Legendary comic artist Jack Kirby was famous for filling his panels with hundreds and hundreds of dots, meant to indicate roiling clouds of intense energy. Over time, fans dubbed this effect Kirby Krackle. I can't believe the show finally gave us the Krackle in live action! Awesome!

Not A Nitpick, Just An Observation: At the end of the episode, Cindy Burman enters the ISA's underground HQ, and glances at the team portrait on the wall. From left is the Wizard, Tigress, a barely visible Shade, Sportsmaster, Icicle, Brainwave, the Gambler, the Fiddler and Grundy behind them all. Note that four of the members— Wizard, Icicle, Brainwave & Fiddler— are now dead. Dragon King, though not pictured, is presumed dead as well. The rest are missing or incarcerated.

• Cindy begins leafing through photos of possible recruits for a new ISA of her own. First up is Artemis Crock, daughter of Sportsmaster and Tigress. Artemis seems like she's more interested in playing sports than becoming a supervillain. That might change though when Cindy tells her that Courtney and her friends helped put her parents behind bars. 

Next up is Isaac Bowin, son of the Fiddler. He'd definitely be join up, as he's a psychotic little sh*t who tried to kill a classmate with a freakin' tuba last season!

Then there's Cameron Mahkent, son of Icicle. Last season we saw that Cameron either has or is developing powers identical to his father's. He seems like a sensitive and well-adjusted kid though, and not out for revenge. Again, Cindy could very well change his mind.

Lastly— and ominously— Cindy gazes at a photo of Mike!

So why Mike? Why would Cindy ever think she could turn him to the Dark Side? Welp, back in Icicle, Courtney "borrowed" a bunch of equipment from the JSA's old HQ, and passed it out to her friends. Among the items she took was the magic ink pen housing the genie-like Thunderbolt entity.

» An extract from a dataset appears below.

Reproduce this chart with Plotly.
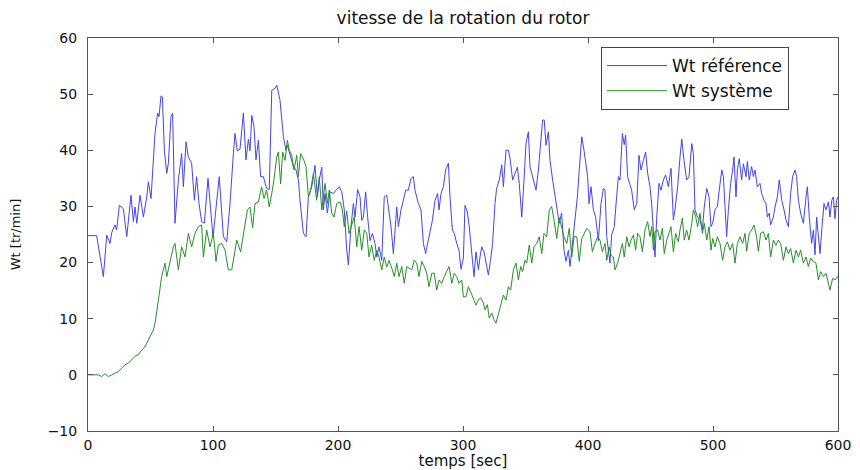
import plotly.graph_objects as go

# ---- data ----
t_ref = [0, 6.9, 12.3, 15, 17.6, 18.9, 21.6, 22.9, 25.1, 28.3, 31, 34.4, 36.3, 37.6, 39, 41.6, 44.3, 47, 48.3, 50.4,
         53.6, 55.7, 56.8, 58.4, 59.5, 61.1, 63, 64.3, 66.4, 67.7, 69.6, 72.3, 74.9, 76.3, 78.4, 80.3, 82.9, 85.1, 86.9, 88.8,
         90.9, 93.1, 96, 100, 105, 108.3, 111, 113.6, 116.3, 117.6, 119.5, 121.6, 124.3, 126.4, 128.3, 129.6, 131, 132.8, 134.4, 136.3,
         138.1, 140.3, 142.9, 145, 147, 149.6, 151, 153.6, 156.3, 158.4, 159.5, 161.6, 164.3, 166.4, 168.3, 169.6, 172.3, 174.4, 176.3, 179,
         181.6, 183.5, 185, 187, 188.3, 189.6, 191.5, 193.6, 196.3, 198.4, 201, 203, 205, 207, 208.3, 210.4, 212.3, 213.6, 215.7, 217.6,
         219, 220.3, 222.1, 223.7, 225.6, 227.5, 229.6, 231, 232.8, 235, 237, 239, 240.8, 242.4, 244.3, 245.6, 247, 248.3, 250.4, 252.3,
         254.1, 256.3, 258.4, 260.3, 261.6, 264.3, 266.4, 268.3, 270.1, 271.7, 273.6, 275.5, 277.6, 279.7, 280.8, 282.4, 284.3, 286.1, 288.3, 289.6,
         291.5, 293, 295, 296.8, 298.4, 300.3, 301.6, 303.5, 305, 307, 308.8, 310.4, 312.3, 313.6, 315, 316.8, 319, 320.3, 322, 323.7,
         325.6, 326.9, 329, 331, 332.3, 334.4, 336.3, 337.6, 339.7, 341.6, 343.5, 345, 347, 348.8, 350.4, 352.3, 353.6, 355, 356.8, 358.4,
         360.3, 362.1, 363.7, 365, 366.4, 368.3, 369.6, 371.7, 373.6, 375.5, 377, 378.9, 380.8, 382.4, 384.3, 385.6, 387.7, 389.6, 391.5, 393,
         395, 396.8, 398.4, 399.7, 400.8, 402.4, 404.3, 406.1, 408.3, 410.4, 412.3, 413.6, 415, 416.8, 417.6, 418.9, 421, 422.9, 424.3, 425.6,
         427.5, 429, 430.1, 431.7, 433.6, 434.9, 437, 439, 440.8, 442.4, 444.3, 446.1, 447.7, 449.6, 450.9, 452.3, 453.6, 455, 456.8, 458.4,
         460.3, 462.1, 464.3, 466.4, 468.3, 469.6, 471.7, 473.6, 475, 476.8, 478.9, 480.8, 483, 484.3, 485.6, 487.7, 489.6, 491.5, 493, 495,
         496.8, 498.4, 499.7, 501.6, 503.5, 505, 507, 508.3, 509.6, 510.9, 512.3, 514.1, 515.7, 516.8, 518.4, 519.5, 521, 522.9, 524.3, 526.4,
         527.5, 529, 530.9, 532.3, 533.6, 535.5, 537.6, 538.9, 540.8, 542.4, 543.5, 545, 546.1, 548.3, 549.6, 551.5, 553, 555, 556.8, 558.4,
         560.3, 562.1, 563.7, 565.6, 566.9, 568.3, 570.1, 572.3, 574.4, 575.5, 577, 578.9, 580.3, 581.6, 582.9, 584.3, 585.6, 587, 588.8, 590.4,
         592.3, 593.6, 595, 596.3, 597.6, 598.9, 600]
v_ref = [24.8, 24.8, 17.5, 24.9, 23.4, 25.3, 26.7, 25.8, 30.2, 29.6, 24.6, 32, 27.3, 29.9, 27, 32, 28.1, 31.7, 34.4, 31.4,
         43, 46.6, 46, 49.7, 49.5, 39.9, 35.9, 37.7, 46, 46.6, 27, 34.7, 39.4, 33.5, 41.5, 38.8, 37.7, 31.1, 35.3, 30.5,
         27.3, 27, 35, 24.5, 35.3, 24.6, 23.7, 30.5, 39.4, 43, 39.9, 40.2, 46.6, 38.3, 42, 39.9, 46.2, 44.2, 38.3, 41.8,
         35.3, 35.3, 33.2, 33, 50.7, 51, 51.6, 48.9, 42.4, 40, 40.9, 39.2, 37.1, 36.5, 34.7, 31.1, 25.2, 24.6, 31.7, 33.5,
         37.3, 31.7, 34.7, 37, 29.4, 32.3, 28.8, 32.6, 32.3, 32.9, 33.5, 32.6, 29.4, 22.2, 19.6, 26.4, 30.5, 28.1, 33, 31.7,
         27.5, 28.1, 32.6, 28.1, 23.9, 25.2, 23.4, 21, 22.8, 20.4, 31.7, 32, 29.4, 26.4, 21.6, 25.8, 29.9, 26.4, 29.4, 31.1,
         32.9, 32.9, 35, 35.3, 32.9, 30.5, 29.4, 23.4, 21.6, 23.4, 25.5, 27.5, 31.1, 32.3, 29.4, 32.3, 33.5, 36.5, 37.7, 31.7,
         25.8, 25.2, 23.4, 22.2, 18.8, 20.8, 30.2, 29, 26.4, 22.2, 17.5, 21.9, 18.7, 21, 22.8, 21.9, 19.3, 17.8, 20.4, 23.4,
         30.5, 33.2, 34.7, 37.4, 33.5, 40, 40, 38.6, 34.7, 35.9, 37, 34.1, 28.1, 34.7, 41.2, 43.3, 37, 35.9, 34.1, 32.9,
         36.5, 40.6, 45.4, 45.4, 40.9, 43.3, 38.2, 34.7, 31.7, 29.4, 27, 28.8, 22.2, 20.2, 22.2, 19.3, 23.4, 27, 31.7, 36.5,
         42.4, 40, 37, 35.3, 30.5, 33.5, 29.4, 28.1, 23.9, 30.5, 33.2, 32.9, 24.6, 21, 19.9, 24.9, 26.4, 31.7, 35.3, 34.7,
         43, 41, 42.7, 35.3, 34.1, 32.9, 29.4, 30.5, 39.1, 36.5, 38.2, 39.7, 35.9, 33.5, 30.5, 26.4, 21, 28.1, 34.1, 32.9,
         34.7, 35.6, 33.5, 36.8, 27.6, 29.4, 33.5, 38.8, 42, 38.2, 34.7, 35.3, 41.2, 39.4, 29.4, 28.1, 27.6, 25.8, 29.9, 33.2,
         31.7, 26.4, 27, 29.4, 30, 32.9, 36.5, 35.3, 29.4, 24.6, 29.4, 34.1, 36.5, 38.8, 31.7, 36.5, 38.5, 34.7, 37.6, 35.3,
         38, 34.7, 37.1, 35.3, 36.5, 33.5, 34.1, 32.3, 31.1, 30.5, 28.1, 28.8, 26.7, 28.1, 29.9, 31.7, 34.7, 31.1, 29.4, 27.6,
         26.4, 32.3, 35.3, 36.5, 35.3, 31.1, 28.8, 27, 31.7, 33.5, 28.1, 23.4, 25.8, 21.4, 28.1, 24.6, 21.6, 25.8, 30.5, 29.4,
         30.8, 28.1, 31.1, 31.7, 27.8, 31.1, 31.7]

t_sys = [0, 8.3, 10.9, 13.6, 16.3, 18.9, 21.6, 24.3, 26.9, 29.6, 32.3, 34.9, 37.6, 40.3, 42.9, 45.6, 48.3, 50.9, 52.3, 53.6,
         54.9, 56.3, 58.9, 61.6, 63, 65.6, 68.3, 69.6, 72.3, 74.9, 77.6, 80.3, 82.9, 85.6, 88.3, 90.9, 92.3, 94.9, 97.6, 100.3,
         102.4, 104.3, 107, 109.6, 112.3, 115, 116.8, 119, 122.1, 124.3, 127.5, 129.6, 131.7, 133.6, 136.3, 138.9, 140.8, 142.9, 145, 147,
         148.3, 151, 152.3, 154.1, 155.7, 157.6, 159.5, 161, 163, 164.8, 167, 168.3, 170.1, 172.3, 174.4, 176.3, 178.1, 180.3, 182.9, 185,
         187, 189.6, 191.5, 193, 195, 196.8, 199, 201.6, 203.5, 205, 207, 208.8, 211, 213, 215, 216.8, 219, 221, 223, 224.8,
         226.9, 229, 231, 232.8, 235, 237, 239, 240.8, 243, 245, 247, 248.8, 251, 253, 255, 256.8, 259, 261, 263, 264.8,
         267, 269, 271, 272.8, 275, 277, 279, 280.8, 283, 285, 287, 288.8, 291, 293, 295, 296.8, 299, 300.3, 302.4, 304.3,
         306.1, 308.3, 310.4, 312.3, 314.1, 316.3, 317.6, 319.5, 321, 323, 324.8, 326.4, 328.3, 330.1, 332.3, 334.4, 336.3, 338.1, 340.3, 342.4,
         344.3, 346.1, 347.7, 349.6, 351, 353, 355, 356.8, 358.9, 361, 363, 364.8, 367, 369, 370.9, 372.8, 375, 377, 378.9, 380.8,
         383, 385, 387, 388.8, 391, 393, 395, 396.8, 399, 401.6, 403.5, 405.6, 407.7, 409.6, 411.5, 413.6, 415, 416.8, 418.4, 420.3,
         421.6, 423.7, 425.6, 427.5, 429, 431, 432.8, 434.4, 436.3, 438.1, 439.7, 441.6, 443.5, 445.6, 447.7, 449.6, 451, 452.3, 453.6, 455.7,
         457.6, 459.5, 461, 463, 464.8, 466.4, 468.3, 470.1, 472.3, 473.6, 475.5, 477, 478.9, 480.8, 483, 484.3, 486.1, 487.7, 489.6, 491.5,
         493, 495, 496.8, 498.4, 499.7, 501.6, 503.5, 505.6, 507.7, 509.6, 511.5, 513.6, 515.7, 517.6, 519.5, 521.6, 523.7, 525.6, 526.9, 529,
         530.9, 532.8, 534.9, 536.3, 538.1, 540.3, 542.4, 544.3, 546.1, 548.3, 550.4, 552.3, 554.1, 556.3, 558.4, 560.3, 562.1, 564.3, 566.4, 568.3,
         570.1, 572.3, 574.4, 576.3, 578.1, 580.3, 582.4, 584.3, 586.1, 588.3, 590.4, 592.3, 593.6, 595.7, 597.6, 600]
v_sys = [0, 0, -0.3, 0.2, -0.3, 0, 0.3, 0.6, 1.2, 1.8, 2.1, 2.7, 3.3, 3.6, 4.4, 5, 6.2, 7.4, 8, 9.2,
         11.6, 13.3, 17.5, 19.9, 17.5, 20.4, 22.8, 23.4, 18.7, 22.8, 21, 25.2, 22.8, 25.2, 26.4, 26.7, 21, 25.8, 22.8, 25.2,
         20.2, 23.1, 23.4, 22.2, 18.7, 18.7, 21.4, 24, 21.9, 25.2, 29.4, 29.9, 26.2, 30.5, 30.8, 33.5, 31.4, 32.9, 29.9, 32.3,
         34, 38.8, 39.7, 34, 39.7, 38.2, 41.8, 40, 39.1, 36.5, 39.1, 35.3, 39.4, 38.5, 37.1, 31.7, 32.9, 35.9, 31.1, 35.3,
         29.4, 34.1, 30.5, 32.9, 28.8, 28.1, 30.5, 30.8, 29.4, 26.4, 29.2, 25.2, 26.7, 28.1, 22.8, 26.4, 22.2, 25.8, 25.2, 21,
         23.1, 20.4, 22.2, 21, 18.7, 21, 19.2, 20.4, 19, 17.5, 19.9, 17.5, 19.3, 16.3, 19.3, 19, 18.7, 20.4, 19.9, 17.5,
         20.2, 19.3, 18.1, 15.7, 18.1, 18.1, 15.1, 16.9, 16.3, 17.5, 18.4, 19.3, 16.3, 18.1, 17.5, 16.3, 16.9, 13.9, 13.9, 15.7,
         14.8, 13.4, 12.4, 13.4, 13.7, 12.8, 11.6, 12.5, 10.1, 11, 9.8, 9.2, 11, 12.6, 14.2, 13.3, 15.7, 15.1, 18.7, 19.9,
         16.9, 19.3, 18.4, 20.4, 19.9, 23.1, 19.9, 22.8, 23.4, 24.6, 21.6, 25.2, 24.6, 29.4, 30, 27.6, 24.3, 28, 26.4, 24.6,
         23.4, 26.1, 21, 24.6, 24.6, 20.2, 24.3, 25.2, 26.1, 25.5, 21.9, 23.4, 24.6, 24, 21.9, 23.4, 20.4, 22.8, 21.3, 21,
         18.7, 19.9, 21.6, 23.4, 21, 24.6, 22.8, 24, 24.9, 22.2, 25.2, 24.6, 21.9, 25.8, 27.3, 24.6, 26.4, 22.2, 25.5, 25.8,
         24, 26.1, 21.6, 24, 25.2, 26.4, 21.9, 25.2, 23.7, 25.8, 27.9, 24, 25.8, 24, 27, 29.4, 28.2, 26.4, 28.8, 25.2,
         27, 24, 26.4, 22.2, 24.3, 22.8, 24.6, 23.4, 20.4, 22.8, 23.7, 22.2, 23.4, 19.9, 23.4, 24.6, 23.4, 25.2, 22, 25.2,
         25.8, 26.7, 24.6, 22, 25.2, 25.5, 24, 25.2, 21, 24, 23.1, 24, 23.4, 20.4, 22.8, 21.6, 22.5, 19.9, 22.2, 21,
         22.2, 19.9, 21, 19.3, 20.8, 20.2, 19.9, 16.9, 18.4, 17.5, 18.1, 16.3, 15.1, 17.2, 16.9, 17.6]

x_ticks = [0, 100, 200, 300, 400, 500, 600]
y_ticks = [-10, 0, 10, 20, 30, 40, 50, 60]

FONT = "DejaVu Sans"

fig = go.Figure()
fig.add_trace(go.Scatter(x=t_ref, y=v_ref, mode="lines", name="Wt référence",
                         line=dict(color="#4545e0", width=1)))
fig.add_trace(go.Scatter(x=t_sys, y=v_sys, mode="lines", name="Wt système",
                         line=dict(color="#2a8c2a", width=1)))

axis_common = dict(showgrid=False, zeroline=False, showline=True, linecolor="#555555", linewidth=1,
                   mirror="ticks", ticks="inside", ticklen=5, tickcolor="#555555",
                   tickfont=dict(family=FONT, size=14, color="#111111"))

fig.update_layout(
    width=860, height=470,
    margin=dict(l=88, r=22, t=38, b=39, autoexpand=False),
    paper_bgcolor="white", plot_bgcolor="white",
    title=dict(text="vitesse de la rotation du rotor", x=0.5, xref="paper", xanchor="center",
               y=1 - 18 / 470, yref="container", yanchor="middle",
               font=dict(family=FONT, size=17, color="#111111")),
    xaxis=dict(range=[0, 600], tickvals=x_ticks, **axis_common, ticklabelstandoff=1,
               title=dict(text="temps [sec]", standoff=5, font=dict(family=FONT, size=15, color="#111111"))),
    yaxis=dict(range=[-10, 60], tickvals=y_ticks, **axis_common, ticklabelstandoff=7,
               title=dict(text="Wt [tr/min]", standoff=24, font=dict(family=FONT, size=13, color="#111111"))),
    legend=dict(x=0.684, y=0.977, xanchor="left", yanchor="top", bgcolor="white",
                bordercolor="#444444", borderwidth=1, font=dict(family=FONT, size=17, color="#111111"),
                tracegroupgap=0, itemwidth=60),
    showlegend=True,
)

fig.write_html("out.html")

I predict that at some point Mike's gonna find the pen, become the Thunderbolt's new master and demand to become a member of the new JSA. But something will happen to give control of Thunderbolt to his friend Jakeem, which would align with the comics. 

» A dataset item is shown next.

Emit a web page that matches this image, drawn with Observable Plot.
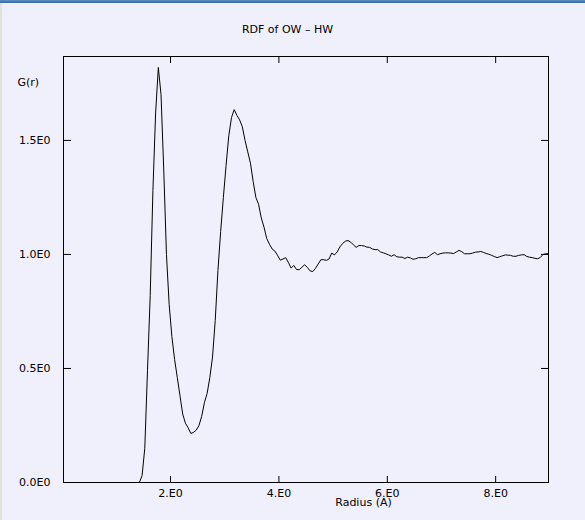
<!DOCTYPE html>
<html><head><meta charset="utf-8">
<script src="https://cdn.jsdelivr.net/npm/d3@7"></script>
<script src="https://cdn.jsdelivr.net/npm/@observablehq/plot@0.6"></script>
<style>
html,body{margin:0;padding:0;background:#f0f0fc;}
#wrap{position:relative;width:585px;height:520px;overflow:hidden;background:#f0f0fc;}
#topbar{position:absolute;left:0;top:0;width:585px;height:3px;background:linear-gradient(#5f8fc8,#3465a0);z-index:2;}
#leftbar{position:absolute;left:0;top:3px;width:2px;height:517px;background:#e2e2da;z-index:2;}
#wrap svg{position:absolute;left:0;top:0;}
</style></head><body><div id="wrap"><div id="topbar"></div><div id="leftbar"></div></div>
<script>
const title = "RDF of OW – HW";
const xLabel = "Radius (A)";
const yLabel = "G(r)";

const xTicks = [2, 4, 6, 8];
const xTickLabels = ["2.E0", "4.E0", "6.E0", "8.E0"];
const yTicks = [0, 0.5, 1.0, 1.5];
const yTickLabels = ["0.0E0", "0.5E0", "1.0E0", "1.5E0"];

// Radius (Å) — bin centres
const radius = [0.025, 1.425,
  1.475, 1.525, 1.575, 1.625, 1.675, 1.725, 1.775, 1.825, 1.875, 1.925, 1.975,
  2.025, 2.075, 2.125, 2.175, 2.225, 2.275, 2.325, 2.375, 2.425, 2.475,
  2.525, 2.575, 2.625, 2.675, 2.725, 2.775, 2.825, 2.875, 2.925, 2.975,
  3.025, 3.075, 3.125, 3.175, 3.225, 3.275, 3.325, 3.375, 3.425, 3.475,
  3.525, 3.575, 3.625, 3.675, 3.725, 3.775, 3.825, 3.875, 3.925, 3.975,
  4.025, 4.075, 4.125, 4.175, 4.225, 4.275, 4.325, 4.375, 4.425, 4.475,
  4.525, 4.575, 4.625, 4.675, 4.725, 4.775, 4.825, 4.875, 4.925, 4.975,
  5.025, 5.075, 5.125, 5.175, 5.225, 5.275, 5.325, 5.375, 5.425, 5.475,
  5.525, 5.575, 5.625, 5.675, 5.725, 5.775, 5.825, 5.875, 5.925, 5.975,
  6.025, 6.075, 6.125, 6.175, 6.225, 6.275, 6.325, 6.375, 6.425, 6.475,
  6.525, 6.575, 6.625, 6.675, 6.725, 6.775, 6.825, 6.875, 6.925, 6.975,
  7.025, 7.075, 7.125, 7.175, 7.225, 7.275, 7.325, 7.375, 7.425, 7.475,
  7.525, 7.575, 7.625, 7.675, 7.725, 7.775, 7.825, 7.875, 7.925, 7.975,
  8.025, 8.075, 8.125, 8.175, 8.225, 8.275, 8.325, 8.375, 8.425, 8.475,
  8.525, 8.575, 8.625, 8.675, 8.725, 8.775, 8.825, 8.875, 8.925, 8.975];

// G(r) values
const gr = [0, 0,
  0.03, 0.15, 0.49, 0.82, 1.28, 1.62, 1.82, 1.70, 1.37, 1.00, 0.78,
  0.64, 0.54, 0.46, 0.38, 0.30, 0.26, 0.24, 0.215, 0.22, 0.23,
  0.25, 0.29, 0.35, 0.39, 0.46, 0.55, 0.71, 0.93, 1.10, 1.25,
  1.39, 1.52, 1.60, 1.635, 1.61, 1.59, 1.56, 1.50, 1.45, 1.40,
  1.32, 1.25, 1.22, 1.16, 1.12, 1.07, 1.045, 1.024, 1.015, 0.996,
  0.975, 0.980, 0.986, 0.965, 0.940, 0.952, 0.934, 0.933, 0.944, 0.955,
  0.943, 0.928, 0.925, 0.939, 0.958, 0.977, 0.977, 0.974, 0.980, 1.006,
  0.998, 1.011, 1.033, 1.048, 1.058, 1.061, 1.054, 1.042, 1.031, 1.039,
  1.039, 1.037, 1.032, 1.031, 1.024, 1.021, 1.021, 1.011, 1.007, 1.003,
  0.998, 0.992, 0.999, 0.990, 0.988, 0.988, 0.982, 0.988, 0.985, 0.979,
  0.981, 0.986, 0.986, 0.986, 0.986, 0.993, 1.002, 1.009, 0.999, 1.003,
  1.006, 1.007, 1.007, 1.006, 1.004, 1.011, 1.018, 1.012, 1.003, 1.003,
  1.003, 1.006, 1.010, 1.011, 1.013, 1.009, 1.004, 1.001, 0.996, 0.991,
  0.986, 0.990, 0.994, 0.998, 0.997, 0.996, 0.992, 0.992, 0.996, 0.998,
  0.999, 0.991, 0.988, 0.986, 0.983, 0.981, 0.987, 1.000, 1.003, 1.003];

const W = 585, H = 520;
const mL = 63, mR = 37, mT = 56, mB = 38;
const fw = W - mL - mR, fh = H - mT - mB;
const xFmt = new Map(xTicks.map((t, i) => [t, xTickLabels[i]]));
const yFmt = new Map(yTicks.map((t, i) => [t, yTickLabels[i]]));
const font = "'DejaVu Sans', sans-serif";
const fs = 11;

const chart = Plot.plot({
  width: W, height: H,
  marginLeft: mL, marginRight: mR, marginTop: mT, marginBottom: mB,
  style: {background: "transparent", fontFamily: font, fontSize: fs + "px", color: "black", overflow: "visible"},
  x: {domain: [radius[0], radius[radius.length - 1]]},
  y: {domain: [0, 1.868]},
  marks: [
    // labels
    Plot.axisY(yTicks, {anchor: "left", tickSize: 0, tickPadding: 13, tickFormat: d => yFmt.get(d), label: null, fill: "black"}),
    Plot.axisX(xTicks, {anchor: "bottom", tickSize: 0, tickPadding: 7, tickFormat: d => xFmt.get(d), label: null, fill: "black"}),
    // inward ticks on all four sides
    Plot.axisY(yTicks, {anchor: "right", tickSize: 7, dx: -fw, tickFormat: () => "", label: null, stroke: "black"}),
    Plot.axisY(yTicks, {anchor: "left", tickSize: 7, dx: fw, tickFormat: () => "", label: null, stroke: "black"}),
    Plot.axisX(xTicks, {anchor: "top", tickSize: 7, dy: fh, tickFormat: () => "", label: null, stroke: "black"}),
    Plot.axisX(xTicks, {anchor: "bottom", tickSize: 7, dy: -fh, tickFormat: () => "", label: null, stroke: "black"}),
    Plot.line(gr, {x: radius, y: gr, stroke: "black", strokeWidth: 1}),
    Plot.frame({stroke: "black", strokeWidth: 1}),
    Plot.text([title], {text: d => d, frameAnchor: "top-left", dx: 287 - mL, dy: 25 - mT, textAnchor: "middle", fontSize: fs, fill: "black"}),
    Plot.text([yLabel], {text: d => d, frameAnchor: "top-left", dx: 17 - mL, dy: 78 - mT, textAnchor: "start", fontSize: fs, fill: "black"}),
    Plot.text([xLabel], {text: d => d, frameAnchor: "bottom-left", dx: 363 - mL, dy: 505 - (H - mB), textAnchor: "middle", fontSize: fs, fill: "black"})
  ]
});
document.getElementById("wrap").appendChild(chart);
</script>
</body></html>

I'm betting this will send Mike into a spiral of anger and resentment, and make him vulnerable to Cindy's recruitment drive— especially if she's got the Eclipso diamond to help manipulate his emotions. Again, stay tuned to see if I'm right.

Even if this is where the writers are going though, I don't see any possible way Cindy could know about it. So once again, I'm not sure why she thinks she'll be able to add him to her little roster.